- Born: April 24, 1968 (age 58) Änge, Sweden
- Height: 5 ft 11 in (180 cm)
- Weight: 176 lb (80 kg; 12 st 8 lb)
- Position: Goaltender
- Caught: Left
- Played for: 2Bun Iserlohner EC AHL Providence Bruins ECHL Columbus Chill Erie Panthers Johnstown Chiefs Nashville Knights New Orleans Brass Wheeling Nailers IHL Cleveland Lumberjacks SEL Leksands IF UHL B.C. Icemen Mohawk Valley Prowlers New Haven Knights Port Huron Beacons WCHL Anchorage Aces
- NHL draft: undrafted
- Playing career: 1986–2010

= Olie Sundström =

Swedish ice hockey player

Olow "Olie" Sundström (born April 24, 1968) is a retired professional Swedish ice hockey goaltender.

==Career==

===Elitserien===
Sundström spent the first six years of his career playing for the Elitserien team Leksands IF. As a backup, Sundström never appeared in more than nine games during his first four seasons with the team. Sundström assumed the starting duties of Leksands for the 1990–91 SEL season, appearing in 20 of the team's 22 games. After the 1991–92 SEL season, where Sundström again appeared in 20 of the team's 22 games, he moved onto the ECHL.

===North America===
Sundström spent the majority of his next nine season in North America, primarily in the ECHL. He split time with the Columbus Chill and Nashville Knights in his rookie season, going a combined 12-10-0 with an .859 save percentage.

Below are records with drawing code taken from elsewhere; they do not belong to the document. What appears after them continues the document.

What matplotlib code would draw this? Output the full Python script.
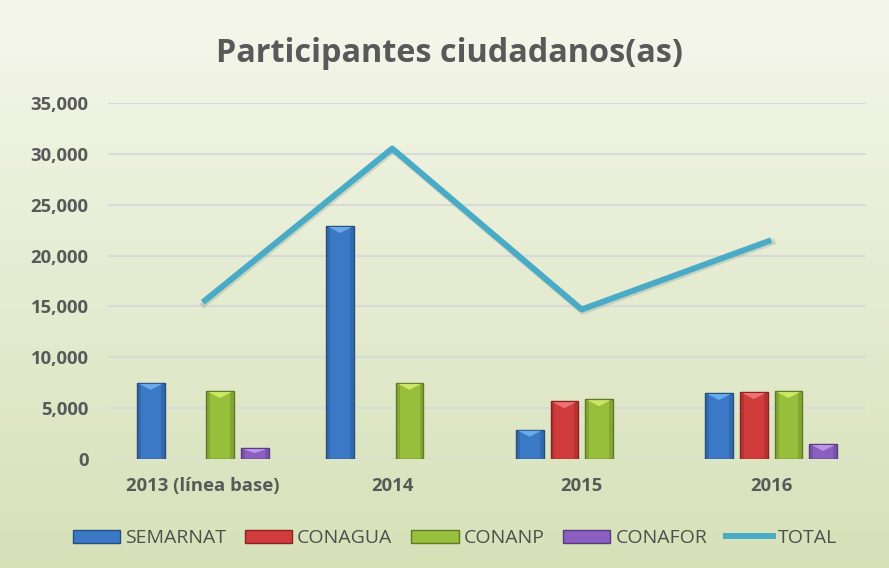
import matplotlib
matplotlib.use("Agg")
import matplotlib.pyplot as plt
import matplotlib.transforms as mtransforms
import numpy as np
from matplotlib.patches import Patch, Polygon
from matplotlib.lines import Line2D
from matplotlib.ticker import FuncFormatter, MultipleLocator
from matplotlib.colors import LinearSegmentedColormap

categories = ["2013 (línea base)", "2014", "2015", "2016"]
semarnat = [7500, 22900, 2900, 6500]
conagua = [0, 0, 5700, 6600]
conanp = [6700, 7500, 5900, 6700]
conafor = [1100, 0, 0, 1500]
total = [15400, 30500, 14700, 21500]
series_names = ["SEMARNAT", "CONAGUA", "CONANP", "CONAFOR"]
colors = ["#3b78c6", "#d03b3b", "#98bf3c", "#8a5fbf"]
edge_colors = ["#24507f", "#8a2222", "#5f7a22", "#5a3a80"]
light_colors = ["#6fb0f0", "#f07a7a", "#d0ec6a", "#c39af0"]
line_color = "#4aabc7"
text_color = "#595959"

plt.rcParams['font.family'] = ['Open Sans', 'DejaVu Sans']

W, H = 889, 568
fig = plt.figure(figsize=(W / 100, H / 100), dpi=100)

# background gradient
bg = fig.add_axes([0, 0, 1, 1], zorder=-10)
grad = np.linspace(0, 1, 256).reshape(-1, 1)
cmap = LinearSegmentedColormap.from_list("bg", ["#f5f7ec", "#d6e1b8"])
bg.imshow(grad, aspect='auto', cmap=cmap, extent=[0, 1, 0, 1], origin='upper')
bg.axis('off')

ax_rect = [0.1215, 0.1914, 0.8525, 0.6278]
ax = fig.add_axes(ax_rect)
ax.set_facecolor('none')
ymax = 35000
ax.set_xlim(-0.5, 3.5)
ax.set_ylim(0, ymax)
units_per_px = ymax / (ax_rect[3] * H)

x = np.arange(len(categories))
step = 0.183
bw = 0.146
all_vals = [semarnat, conagua, conanp, conafor]
for i, (vals, c, ec, lc) in enumerate(zip(all_vals, colors, edge_colors, light_colors)):
    off = (i - 1.5) * step
    bars = ax.bar(x + off, vals, width=bw, color=c, edgecolor=ec, linewidth=1.0, zorder=3)
    for b in bars:
        h = b.get_height()
        if h <= 0:
            b.set_linewidth(0)
            b.set_visible(False)
            continue
        x0 = b.get_x()
        w = b.get_width()
        sw = w * 0.14
        ax.add_patch(Polygon([[x0, 0], [x0 + sw, 0], [x0 + sw, h], [x0, h]],
                             closed=True, facecolor=ec, alpha=0.35, linewidth=0, zorder=3.2))
        ax.add_patch(Polygon([[x0 + w - sw, 0], [x0 + w, 0], [x0 + w, h], [x0 + w - sw, h]],
                             closed=True, facecolor=ec, alpha=0.35, linewidth=0, zorder=3.2))
        cap = min(7 * units_per_px, h * 0.45)
        ax.add_patch(Polygon([[x0 + w * 0.08, h - units_per_px], [x0 + w * 0.92, h - units_per_px],
                              [x0 + w * 0.5, h - cap]],
                             closed=True, facecolor=lc, alpha=0.9, linewidth=0, zorder=3.3))

shadow = ax.transData + mtransforms.ScaledTranslation(1 / 100, -2 / 100, fig.dpi_scale_trans)
ax.plot(x, total, color="#6f8f80", linewidth=4.5, alpha=0.25, zorder=3.5, transform=shadow)
ax.plot(x, total, color=line_color, linewidth=4.3, zorder=4, solid_capstyle='butt')

ax.yaxis.set_major_locator(MultipleLocator(5000))
ax.yaxis.set_major_formatter(FuncFormatter(lambda v, p: f"{int(v):,}"))
ax.grid(axis='y', color='#d9d9d9', linewidth=1.5, zorder=0)
for s in ax.spines.values():
    s.set_visible(False)
ax.tick_params(axis='both', length=0, colors=text_color, labelsize=13.3)
ax.tick_params(axis='y', pad=14)
ax.tick_params(axis='x', pad=13)
ax.set_xticks(x)
ax.set_xticklabels(categories)
for lab in ax.get_xticklabels() + ax.get_yticklabels():
    lab.set_fontweight('bold')
    lab.set_color(text_color)

fig.text(0.506, 1 - 53 / H, "Participantes ciudadanos(as)", ha='center', va='center',
         fontsize=23.3, fontweight='bold', color=text_color)

handles = [Patch(facecolor=c, edgecolor=ec, label=n) for c, ec, n in zip(colors, edge_colors, series_names)]
handles.append(Line2D([0], [0], color=line_color, linewidth=4.3, label="TOTAL"))
leg = fig.legend(handles=handles, loc='center', bbox_to_anchor=(455 / W, 1 - 538 / H), ncol=5,
                 frameon=False, fontsize=14, handlelength=2.45, handleheight=0.65,
                 columnspacing=0.95, handletextpad=0.25)
for t in leg.get_texts():
    t.set_color("#4f4f4f")

fig.savefig("out.png", dpi=100)
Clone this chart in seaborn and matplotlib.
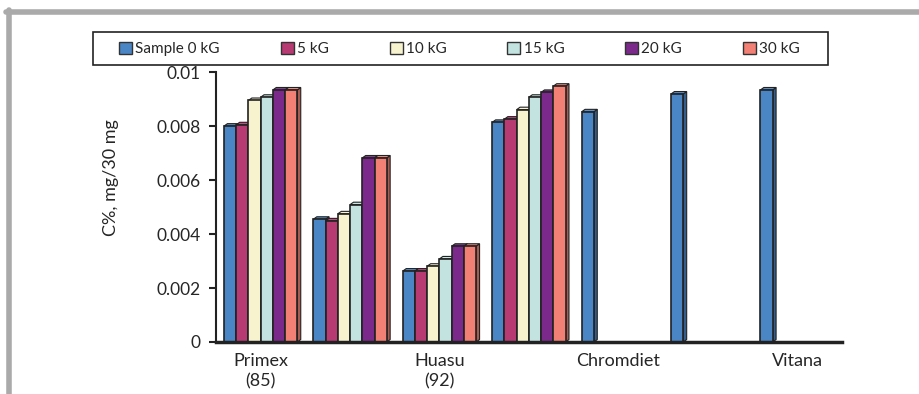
import pandas as pd
import matplotlib.pyplot as plt
import seaborn as sns
from matplotlib.patches import Patch, Polygon, Rectangle
from matplotlib.lines import Line2D
from matplotlib.colors import to_rgb

sns.set_theme(style="white")
plt.rcParams['font.family'] = ['Lato', 'DejaVu Sans']

# values
samples = ['Primex (85)', 'S2', 'Huasu (92)', 'S4', 'Chromdiet', 'S6', 'Vitana']
tick_labels = ['Primex\n(85)', '', 'Huasu\n(92)', '', 'Chromdiet', '', 'Vitana']
fields = ['Sample 0 kG', '5 kG', '10 kG', '15 kG', '20 kG', '30 kG']
kg0 = [0.0080, 0.00455, 0.00263, 0.00814, 0.00853, 0.00919, 0.00934]
kg5 = [0.00805, 0.00449, 0.00263, 0.00826, 0, 0, 0]
kg10 = [0.00895, 0.00475, 0.00281, 0.00861, 0, 0, 0]
kg15 = [0.00907, 0.00509, 0.00308, 0.00907, 0, 0, 0]
kg20 = [0.00934, 0.00682, 0.00355, 0.00925, 0, 0, 0]
kg30 = [0.00934, 0.00682, 0.00355, 0.00948, 0, 0, 0]

colors = ['#4a86c6', '#b83a73', '#f8f3cf', '#c3e3e0', '#7b2a8c', '#f28074']

df = pd.DataFrame({'sample': samples, 'Sample 0 kG': kg0, '5 kG': kg5,
                   '10 kG': kg10, '15 kG': kg15, '20 kG': kg20, '30 kG': kg30})
long = df.melt(id_vars='sample', var_name='field', value_name='value')

fig = plt.figure(figsize=(9.19, 3.94), dpi=100)
ax = fig.add_axes([0.235, 0.132, 0.681, 0.685])

sns.barplot(data=long, x='sample', y='value', hue='field', hue_order=fields,
            palette=colors, saturation=1, width=0.82, edgecolor='#222222',
            linewidth=1.2, legend=False, ax=ax, zorder=2)

# fake 3D faces (top + right side) built from the drawn bars
dx_frac = 0.28
dy = 0.00009
for i, p in enumerate(sorted(ax.patches, key=lambda r: r.get_x())):
    h = p.get_height()
    if h <= 0:
        continue
    x0, w = p.get_x(), p.get_width()
    dx = w * dx_frac
    base = to_rgb(p.get_facecolor())
    side = tuple(c * 0.7 for c in base)
    top = tuple(min(1, c * 0.9 + 0.1) for c in base)
    z = 2 + i * 0.01
    p.set_zorder(z + 0.005)
    ax.add_patch(Polygon([(x0 + w, 0), (x0 + w + dx, dy), (x0 + w + dx, h + dy), (x0 + w, h)],
                         closed=True, facecolor=side, edgecolor='#222222', linewidth=0.8, zorder=z))
    ax.add_patch(Polygon([(x0, h), (x0 + dx, h + dy), (x0 + w + dx, h + dy), (x0 + w, h)],
                         closed=True, facecolor=top, edgecolor='#222222', linewidth=0.8, zorder=z))

ax.set_xlim(-0.5, 6.5)
ax.set_ylim(0, 0.01)
ax.set_yticks([0, 0.002, 0.004, 0.006, 0.008, 0.01])
ax.set_yticklabels(['0', '0.002', '0.004', '0.006', '0.008', '0.01'], fontsize=12.5)
ax.set_xticks(range(len(samples)))
ax.set_xticklabels(tick_labels, fontsize=13, linespacing=1.3)
ax.set_xticks([i - 0.5 for i in range(len(samples) + 1)], minor=True)
ax.tick_params(axis='x', which='major', length=0, pad=8)
ax.tick_params(axis='x', which='minor', length=6, width=1.5, direction='out', color='#222222')
ax.tick_params(axis='y', length=5, width=1.5, direction='out', color='#222222', left=True, pad=6)
ax.set_xlabel('')
ax.set_ylabel('C%, mg/30 mg', fontsize=13)
ax.yaxis.set_label_coords(-0.155, 0.61)

for s in ['top', 'right']:
    ax.spines[s].set_visible(False)
ax.spines['left'].set_color('#222222')
ax.spines['left'].set_linewidth(1.5)
ax.spines['bottom'].set_color('#222222')
ax.spines['bottom'].set_linewidth(2.5)

# legend box
fig.add_artist(Rectangle((93 / 919, 1 - 65 / 394), (828 - 93) / 919, 33 / 394,
                         transform=fig.transFigure, facecolor='white', edgecolor='#222222', linewidth=1.2))
handles = [Patch(facecolor=c, edgecolor='#333333', linewidth=1) for c in colors]
leg = fig.legend(handles, fields, loc='center left', ncol=6, mode='expand',
                 bbox_to_anchor=(119 / 919, 1 - 49 / 394, (800 - 119) / 919, 0),
                 fontsize=11, handlelength=0.85, handleheight=0.85, handletextpad=0.2,
                 borderaxespad=0, borderpad=0, frameon=False)

# grey page frame
fig.add_artist(Line2D([6 / 919, 1], [1 - 12 / 394, 1 - 12 / 394], color='#aaaaaa', linewidth=4, transform=fig.transFigure))
fig.add_artist(Line2D([9 / 919, 9 / 919], [0, 1 - 10 / 394], color='#aaaaaa', linewidth=4, transform=fig.transFigure))

fig.savefig('out.png', dpi=100)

Sundström spent his two seasons in the International Hockey League as a member of the Cleveland Lumberjacks. Sundström handled starting the starting duties during the 1993–94 season, appearing in 46 games and going 20-19-4. The following season, he appeared in 23 games, splitting time with Patrick Lalime and Philippe DeRouville, who at the time were both Pittsburgh Penguins goaltending prospects.

Sundström returned to the ECHL in 1995, making stops in Erie, Johnstown, and Wheeling before being recalled by the Providence Bruins in 1998. Sundström spent the next five seasons playing in the low-level minors, primarily in the United Hockey League and the West Coast Hockey League with a brief stop in Europe with Iserlohn Roosters of the 2nd tier Bundesliga.

===Return To Europe===
Sundström returned to Europe in 2003, playing in Sweden's Allsvenskan until 2007. He briefly returned to professional hockey at age 41 to play for Uppsala Hockey, a Swedish Division 2 team.

==Scoring A Goal==
As a member of the Erie Panthers, Sundström became the second goaltender in ECHL history to score a goal on an empty net. Sundström accomplished on December 15, 1995 in a game versus the Wheeling Nailers. With less than two minutes remaining, Sundström launched the puck the length of the ice into the Nailers' empty net. Sundström accomplished the feat almost nine months after Hampton Roads' goaltender Corwin Saurdiff recorded the first goal by a goaltender in ECHL history. Saurdiff scored his goal on March 18, 1995 in a game vs the Charlotte Checkers.

Although scoring a goal is rare, two more ECHL goaltenders also accomplished the same feat during the 1995-96 ECHL season. South Carolina Stingrays goaltender Sean Gauthier scored a goal on December 19, 1995 (four days after Sundström scored his goal), and ECHL Hall Of Fame goaltender Nick Vitucci was credited with a goal on March 6, 1996 as a member of the Charlotte Checkers.